Hut site, Rodeen, Co. Cork
Co. Cork |
Settlement Sites
On a south-facing slope at Rodeen, half-swallowed by blanket bog, a low circular earthwork marks the outline of a dwelling that has not seen regular use for a very long time.
The structure is modest even by the standards of ancient Irish habitation: roughly six and a half metres across, its enclosing bank rising only about thirty centimetres above the surrounding ground. What makes it quietly compelling is precisely that modesty, and the way the landscape has been slowly reclaiming it.
The remains consist of a grassy bank, around one and a half metres wide, running from west-northwest to south-southwest, through which a base course of stone wall still protrudes. This is a hut site, a term used by archaeologists to describe the foundations or low earthwork traces of a simple, usually circular, structure, often associated with seasonal occupation of upland or marginal ground. The surrounding blanket bog, part of which has been cut away for fuel at some point, complicates any straightforward reading of the site.
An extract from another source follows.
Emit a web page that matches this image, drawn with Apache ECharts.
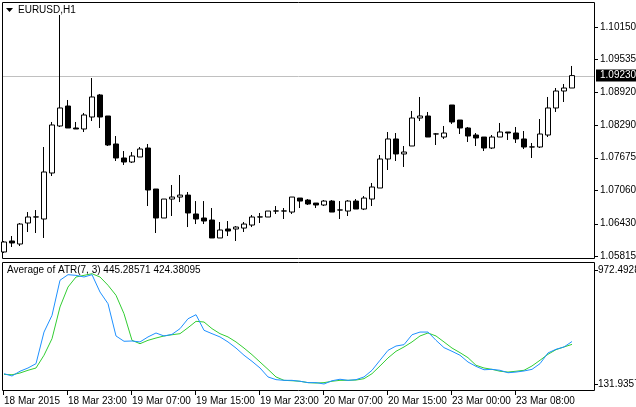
<!DOCTYPE html>
<html><head><meta charset="utf-8">
<script src="https://cdn.jsdelivr.net/npm/echarts@6/dist/echarts.min.js"></script>
<style>html,body{margin:0;padding:0;background:#fff}#c{width:636px;height:407px}</style>
</head><body><div id="c"></div>
<script>
const timeLabels = ['18 Mar 2015','18 Mar 23:00','19 Mar 07:00','19 Mar 15:00','19 Mar 23:00','20 Mar 07:00','20 Mar 15:00','23 Mar 00:00','23 Mar 08:00'];
const opens = [1.05891,1.06099,1.06042,1.06439,1.06553,1.06515,1.07386,1.08276,1.08654,1.08238,1.08219,1.08446,1.08863,1.08465,1.07935,1.0767,1.07594,1.07689,1.07859,1.07083,1.06534,1.06893,1.06931,1.06968,1.0661,1.06534,1.06496,1.06156,1.06326,1.06326,1.06344,1.06401,1.06553,1.06553,1.06666,1.06666,1.06647,1.06912,1.06874,1.06817,1.0678,1.06855,1.06685,1.06666,1.06855,1.06704,1.06893,1.07102,1.07651,1.0803,1.07746,1.07897,1.08427,1.08465,1.08124,1.08067,1.08673,1.08389,1.08238,1.08105,1.08067,1.07859,1.08067,1.08162,1.08143,1.0803,1.07878,1.07878,1.08105,1.08617,1.08938,1.08995];
const closes = [1.0608,1.06061,1.0642,1.06553,1.06555,1.07405,1.08295,1.08617,1.08238,1.08219,1.08484,1.08825,1.08446,1.07916,1.0767,1.07594,1.07708,1.0784,1.07064,1.06534,1.06893,1.06931,1.06968,1.06629,1.06515,1.06477,1.06156,1.06307,1.06288,1.06363,1.0642,1.06553,1.06555,1.06666,1.06668,1.06668,1.06931,1.06855,1.06799,1.0678,1.06855,1.06647,1.06687,1.06855,1.06704,1.06912,1.07121,1.07651,1.0803,1.07746,1.07783,1.08427,1.08465,1.08067,1.08126,1.08143,1.08352,1.08238,1.08086,1.08049,1.07859,1.08067,1.08162,1.08143,1.0803,1.07878,1.0788,1.08124,1.08617,1.08938,1.08995,1.0923];
const highs = [1.06099,1.06193,1.06439,1.06647,1.06685,1.07878,1.08352,1.10377,1.08768,1.08352,1.08522,1.09184,1.08882,1.08465,1.08086,1.07802,1.07783,1.07878,1.07935,1.07083,1.06893,1.07159,1.07348,1.07026,1.06855,1.06855,1.06723,1.06458,1.06477,1.06382,1.06458,1.06591,1.06629,1.06666,1.06761,1.06723,1.06931,1.06912,1.06893,1.06817,1.06874,1.06874,1.06855,1.06874,1.06893,1.0695,1.07197,1.07727,1.08162,1.08143,1.07897,1.0856,1.08825,1.08541,1.08143,1.08276,1.08673,1.08389,1.08257,1.08143,1.08067,1.08105,1.08333,1.08162,1.08257,1.08181,1.07954,1.08408,1.08825,1.08995,1.09071,1.09412];
const lows = [1.05872,1.05985,1.06004,1.06269,1.0625,1.06156,1.07329,1.08257,1.08238,1.08219,1.08162,1.0837,1.08238,1.07897,1.07613,1.07538,1.07575,1.07689,1.06761,1.0625,1.06534,1.06572,1.06836,1.06363,1.0642,1.0642,1.06156,1.06156,1.06193,1.06099,1.06269,1.06363,1.06439,1.06553,1.0661,1.06515,1.0661,1.06723,1.0678,1.06723,1.06761,1.06647,1.06515,1.06572,1.06704,1.06685,1.06761,1.07102,1.07443,1.07613,1.075,1.07897,1.0837,1.08067,1.07916,1.0803,1.08314,1.08124,1.07973,1.07897,1.07802,1.0784,1.08067,1.08011,1.07954,1.0784,1.0767,1.07859,1.08067,1.08541,1.0873,1.08995];
const atrBlue = [208,191,226,250,282,515,638,897,938,933,921,938,810,724,486,447,449,442,479,508,486,498,540,613,643,528,503,479,442,397,344,299,250,184,164,159,159,152,142,142,132,156,167,159,164,184,233,307,380,412,422,495,515,515,454,400,373,344,294,262,237,240,233,215,220,228,240,282,361,388,405,445];
const atrGreen = [203,200,213,233,250,344,466,700,847,921,933,945,921,860,786,650,454,429,454,471,486,495,503,547,594,589,540,503,479,442,397,348,294,240,184,159,156,152,142,139,142,152,159,159,161,171,208,265,324,373,405,442,486,508,486,442,397,363,326,270,250,240,226,220,226,233,265,307,351,385,405,424];
const priceTicks = [1.10150,1.09535,1.08920,1.08290,1.07675,1.07060,1.06430,1.05815];
const atrTicks = [972.4928,131.9357];
const lastPrice = 1.09230;

const N = 74;
const cats = []; for (let i=0;i<N;i++) cats.push(i);
const candles = opens.map((o,i)=>[o,closes[i],lows[i],highs[i]]);
const FONT = 'Liberation Sans';
const chart = echarts.init(document.getElementById('c'), null, {renderer:'canvas'});
const xa = (gi) => ({type:'category', gridIndex:gi, data:cats, boundaryGap:true,
  axisLine:{show:false}, axisTick:{show:false}, splitLine:{show:false}, axisLabel:{show:false}});
chart.setOption({
  animation:false,
  grid:[{left:0, top:2, width:592, height:256},{left:0, top:262, width:592, height:128}],
  xAxis:[xa(0), xa(1)],
  yAxis:[
    {type:'value', gridIndex:0, min:1.05777, max:1.10623, show:false},
    {type:'value', gridIndex:1, min:87.7, max:1031.5, show:false}
  ],
  series:[
    {type:'candlestick', xAxisIndex:0, yAxisIndex:0, data:candles, barWidth:5, z:3,
     itemStyle:{color:'#fff', color0:'#000', borderColor:'#000', borderColor0:'#000', borderWidth:1}},
    {type:'line', xAxisIndex:1, yAxisIndex:1, data:atrBlue, showSymbol:false, lineStyle:{color:'#1e90ff', width:1}, z:3},
    {type:'line', xAxisIndex:1, yAxisIndex:1, data:atrGreen, showSymbol:false, lineStyle:{color:'#32cd32', width:1}, z:2}
  ]
});
const g = [];
const ts = {fontFamily:FONT, fontSize:10, fill:'#000'};
g.push({type:'rect', shape:{x:2.5,y:2.5,width:592,height:256}, style:{fill:'none', stroke:'#000', lineWidth:1}, silent:true});
g.push({type:'rect', shape:{x:2.5,y:262.5,width:592,height:128}, style:{fill:'none', stroke:'#000', lineWidth:1}, silent:true});
g.push({type:'polygon', shape:{points:[[6,8],[13,8],[9.5,12]]}, style:{fill:'#000'}});
g.push({type:'text', x:18, y:5, style:Object.assign({text:'EURUSD,H1'}, ts)});
g.push({type:'text', x:7, y:265, style:Object.assign({text:'Average of ATR(7, 3) 445.28571 424.38095'}, ts)});
{
  const y = Math.round(chart.convertToPixel({yAxisIndex:0}, lastPrice)) + 0.5;
  g.push({type:'line', shape:{x1:3,y1:y,x2:594,y2:y}, style:{stroke:'#c0c0c0', lineWidth:1}, z:-1});
}
priceTicks.forEach(p=>{
  const y = chart.convertToPixel({yAxisIndex:0}, p);
  g.push({type:'line', shape:{x1:595,y1:Math.round(y)+0.5,x2:598,y2:Math.round(y)+0.5}, style:{stroke:'#000'}});
  g.push({type:'text', x:600, y:y-5, style:Object.assign({text:p.toFixed(5)}, ts)});
});
{
  const y = chart.convertToPixel({yAxisIndex:0}, lastPrice);
  g.push({type:'rect', shape:{x:596,y:y-6,width:40,height:12}, style:{fill:'#000'}});
  g.push({type:'text', x:600, y:y-5, style:Object.assign({}, ts, {text:lastPrice.toFixed(5), fill:'#fff'})});
}
atrTicks.forEach(v=>{
  const y = chart.convertToPixel({yAxisIndex:1}, v);
  g.push({type:'line', shape:{x1:595,y1:Math.round(y)+0.5,x2:598,y2:Math.round(y)+0.5}, style:{stroke:'#000'}});
  g.push({type:'text', x:598, y:y-5, style:Object.assign({text:String(v)}, ts)});
});
timeLabels.forEach((t,k)=>{
  const x = chart.convertToPixel({xAxisIndex:1}, k*8) - 1;
  g.push({type:'line', shape:{x1:Math.round(x)+0.5,y1:391,x2:Math.round(x)+0.5,y2:395}, style:{stroke:'#000'}});
  g.push({type:'text', x:x+1, y:396, style:Object.assign({text:t}, ts)});
});
chart.setOption({graphic:g});
</script></body></html>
On the south-southwest to west-northwest arc, the bank and stones become indistinct, and it is possible that uncut bog has either obscured or, over centuries of slow growth and pressure, actually displaced whatever originally enclosed that portion of the structure. The site sits on rough hill grazing, the kind of terrain that was worked and walked across for generations without ever being considered remarkable enough to record until relatively recently.